I’m six levels and a bunch of side missions in, and I think you’re in luck! I am adoring the level design in this thing. Massive, weird, odd proportions, encourages exploration, multiple routes, and minimal hand-holding.

What’s more, as a frequent detractor of the Warhammer license, I am loving how this game expresses its Warhammerness. It is to Warhammer 40k what The Mandalorian is to Star Wars: you’re a lone nimble badass badassing your way through the trappings of a familiar license, but seen from a different perspective.

More importantly, I can see how this is a direct offshot of the strangeness these guys were attempting with EYE: Divine Cybermancy. I always appreciated how that game refused to imitate other games in the genre, how it was dead set on being its own weird thing, a mix of shooter and skill-based RPG with its own esoteric progression scheme. Yep, Necromunda is by the EYE: Divine Cybermany guys, all right.

As with Outriders, I can see how this won’t work for some people. But it’s definitely working for me. If the price for something unique is a bit of jank, I’m happy to pay.

Oh, and that DLSS. Oooh la la, what a difference it makes. From now on, I want DLSS in every game!

-Tom

You forgot vowels :O

As someone prone to forgetting entire words, that wouldn’t surprise me. But I doublechecked, and all the letters are there:

It’s basically an adaptive graphics setting that you can use to maintain a more consistent framerate. But I think you need an RTX card.

-Tom

Wow, that sounds kinda awesome.
I have an RTX 2060 in my laptop, I’m not clear if that would work with it. Probably not I am guessing.

Yep any RTX card supports DLSS. :)

I had freaking no idea: there are so many weird acronyms and words in the settings, I assumed every single one of them was going to lower the framerate and heat up the card!

No, DLSS is one acronym you want on your side.

Yep, you don’t want the enemy to have DLSS.

I remember back in school, my dorm room had ethernet while the rest of the world was on dialup. I was the Angel of Death in Quakeworld. Imagine that feeling of complete domination, combined with taking a piss right after waking up when you really gotta go, and then your dad haltingly says he’s proud of you.
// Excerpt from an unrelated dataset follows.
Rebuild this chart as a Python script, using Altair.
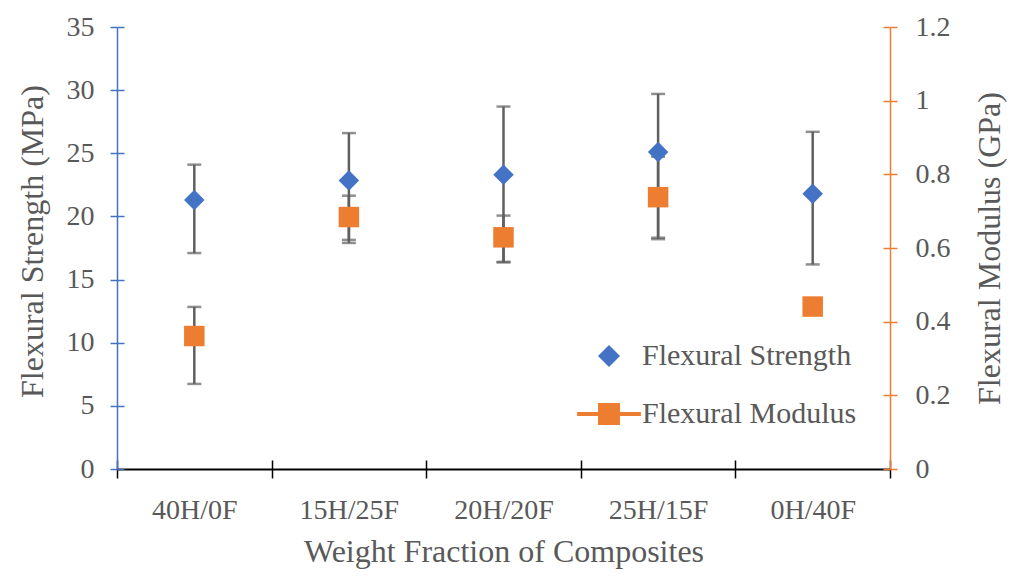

That’s DLSS.

You ever really have to take a shit, but you’re out and about and you’re walking around all day, and your dingleberries melt into hot sweat greasing up your asshole so it itches like crazy, then you get home and let loose and when you wipe your butt it’s like ten thousand million billion orgasms? That’s DLSS.

Damn, that’s very high praise.

Most of the visual effect thingies/labels can be turned off though, there is that.
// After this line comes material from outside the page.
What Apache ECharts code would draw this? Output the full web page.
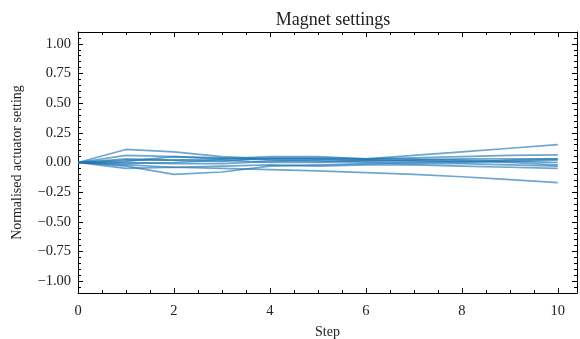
<!DOCTYPE html>
<html>
<head>
<meta charset="utf-8">
<script src="https://cdn.jsdelivr.net/npm/echarts@6/dist/echarts.min.js"></script>
<style>html,body{margin:0;padding:0;background:#fff;}#c{width:580px;height:339px;}</style>
</head>
<body>
<div id="c"></div>
<script>
const steps = [0,1,2,3,4,5,6,7,8,9,10];
const s1  = [0, 0.11, 0.09, 0.05, 0.03, 0.03, 0.02, 0.02, 0.03, 0.03, 0.03];
const s2  = [0, -0.03, -0.10, -0.08, -0.03, -0.02, -0.01, 0.00, 0.01, 0.01, 0.02];
const s3  = [0, 0.02, 0.02, 0.03, 0.03, 0.03, 0.03, 0.06, 0.09, 0.12, 0.15];
const s4  = [0, -0.05, -0.04, -0.05, -0.06, -0.07, -0.085, -0.10, -0.12, -0.145, -0.17];
const s5  = [0, 0.06, 0.05, 0.03, 0.05, 0.05, 0.03, 0.04, 0.05, 0.06, 0.065];
const s6  = [0, 0.03, 0.02, 0.01, 0.04, 0.04, 0.03, 0.03, 0.02, 0.01, 0.00];
const s7  = [0, 0.00, -0.01, -0.01, 0.01, 0.02, 0.01, 0.02, 0.01, 0.00, -0.02];
const s8  = [0, -0.02, -0.04, -0.03, -0.02, -0.03, -0.02, -0.02, -0.03, -0.04, -0.05];
const s9  = [0, 0.01, 0.05, 0.04, 0.02, 0.01, 0.00, -0.01, -0.01, -0.02, -0.03];
const s10 = [0, -0.01, 0.00, 0.02, 0.00, 0.00, 0.02, 0.01, 0.00, 0.02, 0.03];
const allSeries = [s1,s2,s3,s4,s5,s6,s7,s8,s9,s10];

const xTicks = [0,2,4,6,8,10];
const yTicks = [-1.00,-0.75,-0.50,-0.25,0.00,0.25,0.50,0.75,1.00];

const title = 'Magnet settings';
const xName = 'Step';
const yName = 'Normalised actuator setting';

const X_MIN = 0, X_MAX = 10.4, Y_MIN = -1.1, Y_MAX = 1.1;

function minor(min, max, step, majors) {
  const out = [];
  const n0 = Math.ceil(min / step - 1e-9), n1 = Math.floor(max / step + 1e-9);
  for (let i = n0; i <= n1; i++) {
    const v = +(i * step).toFixed(4);
    if (!majors.some(m => Math.abs(m - v) < 1e-6)) out.push(v);
  }
  return out;
}
const xMinor = minor(X_MIN, X_MAX, 0.5, xTicks);
const yMinor = minor(Y_MIN, Y_MAX, 0.05, yTicks);

const FONT = 'Liberation Serif';
const TXT = '#222';
const fmtY = v => v.toFixed(2).replace('-', '\u2212');

function xAx(pos, vals, len, showLine, showLabel) {
  return {
    type: 'value', position: pos, min: X_MIN, max: X_MAX, offset: 0,
    axisLine: {show: showLine, onZero: false, lineStyle: {color: '#000', width: 1}},
    axisTick: {show: true, inside: true, length: len, customValues: vals, lineStyle: {color: '#000', width: 1}},
    axisLabel: {show: showLabel, customValues: vals, margin: 11, fontFamily: FONT, fontSize: 14.5, color: TXT,
      formatter: v => String(Math.round(v))},
    splitLine: {show: false},
    name: showLabel ? xName : '', nameLocation: 'middle', nameGap: 32,
    nameTextStyle: {fontFamily: FONT, fontSize: 14, color: TXT}
  };
}
function yAx(pos, vals, len, showLine, showLabel) {
  return {
    type: 'value', position: pos, min: Y_MIN, max: Y_MAX, offset: 0,
    axisLine: {show: showLine, onZero: false, lineStyle: {color: '#000', width: 1}},
    axisTick: {show: true, inside: true, length: len, customValues: vals, lineStyle: {color: '#000', width: 1}},
    axisLabel: {show: showLabel, customValues: vals, margin: 7, fontFamily: FONT, fontSize: 14.5, color: TXT,
      formatter: fmtY},
    splitLine: {show: false},
    name: showLabel ? yName : '', nameLocation: 'middle', nameGap: 54,
    nameTextStyle: {fontFamily: FONT, fontSize: 14, color: TXT}
  };
}

const chart = echarts.init(document.getElementById('c'), null, {renderer: 'canvas'});
chart.setOption({
  animation: false,
  backgroundColor: '#fff',
  title: {text: title, left: 328, top: 6, textAlign: 'center',
    textStyle: {fontFamily: FONT, fontSize: 18, fontWeight: 'normal', color: TXT}},
  grid: {left: 78, right: 3, top: 32, bottom: 46, containLabel: false, outerBoundsMode: 'none'},
  xAxis: [
    xAx('bottom', xTicks, 5, true, true),
    xAx('bottom', xMinor, 3, false, false),
    xAx('top', xTicks, 5, true, false),
    xAx('top', xMinor, 3, false, false)
  ],
  yAxis: [
    yAx('left', yTicks, 5, true, true),
    yAx('left', yMinor, 3, false, false),
    yAx('right', yTicks, 5, true, false),
    yAx('right', yMinor, 3, false, false)
  ],
  series: allSeries.map(s => ({
    type: 'line', xAxisIndex: 0, yAxisIndex: 0,
    data: steps.map((x, i) => [x, s[i]]),
    showSymbol: false, symbol: 'none',
    lineStyle: {color: 'rgba(31,119,180,0.65)', width: 1.7},
    emphasis: {disabled: true}
  }))
});
</script>
</body>
</html>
I just didn’t like that everything felt weightless, including the player and the enemies. What I’ve learned from this is that I should not try EYE either, if it’s like this game in that way.

Their previous game had you playing space marines, that felt like they weighted a few tons, so I am wondering if the game just needs a patch to adjust game play feel?
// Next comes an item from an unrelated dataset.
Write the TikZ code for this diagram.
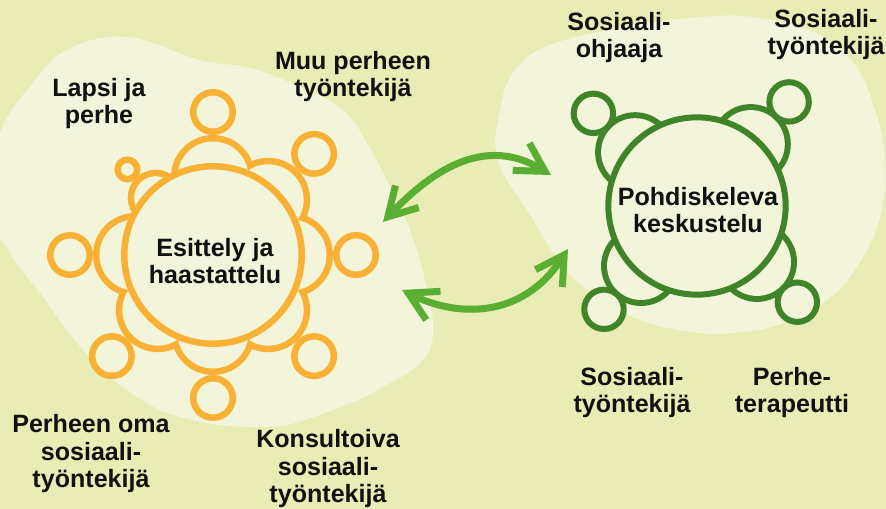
\documentclass[tikz,border=0pt]{standalone}
\usepackage{fontspec}
\setmainfont{Liberation Sans}
\usetikzlibrary{arrows.meta}
\definecolor{bgc}{HTML}{E9ECB5}
\definecolor{blobc}{HTML}{F2F5DA}
\definecolor{orc}{HTML}{F8B134}
\definecolor{grc}{HTML}{3F8429}
\definecolor{arrowgreen}{HTML}{5AAF33}
\definecolor{inkc}{HTML}{111111}
\begin{document}
\begin{tikzpicture}[x=0.75pt,y=-0.75pt,
  mybarb/.tip={Straight Barb[length=21pt,width=24pt]},
  arr/.style={draw=arrowgreen,line width=5.25pt,mybarb-mybarb},
  lbl/.style={font=\fontsize{18.8}{20.8}\selectfont\bfseries,align=center,anchor=base,inner sep=0pt,text=inkc},
  obodyline/.style={draw=orc,line width=9.75pt},
  gbodyline/.style={draw=grc,line width=9pt},
  ohead/.style={draw=orc,fill=blobc,line width=4.875pt},
  ghead/.style={draw=grc,fill=blobc,line width=4.5pt},
  otable/.style={circle,draw=orc,fill=blobc,line width=4.875pt,minimum size=133.1pt,inner sep=0pt},
  gtable/.style={circle,draw=grc,fill=blobc,line width=4.5pt,minimum size=133pt,inner sep=0pt}]
\useasboundingbox (0,0) rectangle (886,509);
\clip (0,0) rectangle (886,509);
\fill[bgc] (0,0) rectangle (886,509);
% blobs
\fill[blobc] plot[smooth cycle,tension=0.7] coordinates {(0,132) (33,83) (67,50) (127,37) (200,60) (250,68) (300,87) (343,110) (367,143) (390,187) (410,230) (425,280) (433,327) (423,360) (383,387) (333,410) (267,427) (180,417) (123,387) (83,350) (40,293) (10,253) (-15,200)};
\fill[blobc] plot[smooth cycle,tension=0.7] coordinates {(498,160) (500,110) (515,70) (550,45) (620,28) (700,17) (760,18) (820,35) (855,65) (875,110) (885,160) (880,217) (857,267) (827,300) (783,323) (743,332) (700,333) (640,320) (590,292) (560,262) (530,215)};
% orange group
\begin{scope}[shift={(213,255)}]
  \foreach \a in {0,45,90,135,180,270,315} \draw[obodyline] (\a:78) circle[radius=35.5];
  \draw[obodyline] (225:81) circle[radius=21.5];
  \foreach \a in {0,45,90,135,180,270,315} \fill[blobc] (\a:78) circle[radius=35.5];
  \fill[blobc] (225:81) circle[radius=21.5];
  \foreach \a in {0,45,90,135,180,270,315} \draw[ohead] (\a:143) circle[radius=19.75];
  \draw[ohead] (225:121) circle[radius=9.75];
\end{scope}
\node[otable] (esittely) at (213,255) {};
% green group
\begin{scope}[shift={(697,206)}]
  \foreach \a in {43,133,221,311} \draw[gbodyline] (\a:82) circle[radius=34];
  \foreach \a in {43,133,221,311} \fill[blobc] (\a:82) circle[radius=34];
  \draw[ghead] (221.8:139) circle[radius=19.7];
  \draw[ghead] (311.5:139) circle[radius=19.7];
  \draw[ghead] (132:139) circle[radius=19.7];
  \draw[ghead] (43.8:139) circle[radius=19.7];
\end{scope}
\node[gtable] (pohdiskeleva) at (697,206) {};
% arrows
\coordinate (a1s) at (383,222);
\coordinate (a1e) at (551,175);
\coordinate (a2s) at (402,290);
\coordinate (a2e) at (568,249);
\draw[arr] (a1s) .. controls (435,167) and (487,136) .. (a1e);
\draw[arr] (a2s) .. controls (456,317) and (522,320) .. (a2e);
% labels (anchor at last baseline)
\node[lbl] (t1) at (215,284) {Esittely ja\\haastattelu};
\node[lbl] (t2) at (698,233) {Pohdiskeleva\\keskustelu};
\node[lbl] (l1) at (99,124) {Lapsi ja\\perhe};
\node[lbl] (l2) at (353,97) {Muu perheen\\työntekijä};
\node[lbl] (l3) at (91,488) {Perheen oma\\sosiaali-\\työntekijä};
\node[lbl] (l4) at (328,503) {Konsultoiva\\sosiaali-\\työntekijä};
\node[lbl] (r1) at (619,58) {Sosiaali-\\ohjaaja};
\node[lbl] (r2) at (826,55) {Sosiaali-\\työntekijä};
\node[lbl] (r3) at (632,413) {Sosiaali-\\työntekijä};
\node[lbl] (r4) at (792,413) {Perhe-\\terapeutti};
\end{tikzpicture}
\end{document}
Dev’s posted know issues so far with the game that they are working on:

I can understand the complaint, but I actually like this element of Necromunda. You’re just a regular* guy running around, and not one of the usual bulky Warhammer dudes in power armor. Yet you’re still in that Warhammer setting of absurdly colossal industrial machinery and absurdly soaring Gothic architecture. But instead of clumping around slowly like a Space Marine, you’re wall running, double jumping, and grapple-hooking around like Rico in Just Cause.

It’s also worth noting that you’ll run into enemies that break the mold even more when you do the Cold Black level, which introduces – and I’m going to spoiler this, but if you’re on the fence about this game, you might consider clicking the spoiler if you want a little nudge – a Space Hulk and Genestealers.

So while I understand that there are ways to make things feel weighty, I do enjoy feeling more spry than you’d expect in a Warhammer game, and how it’s used to differentiate different enemies.

Nvidia needs to hire @stusser to write their marketing copy.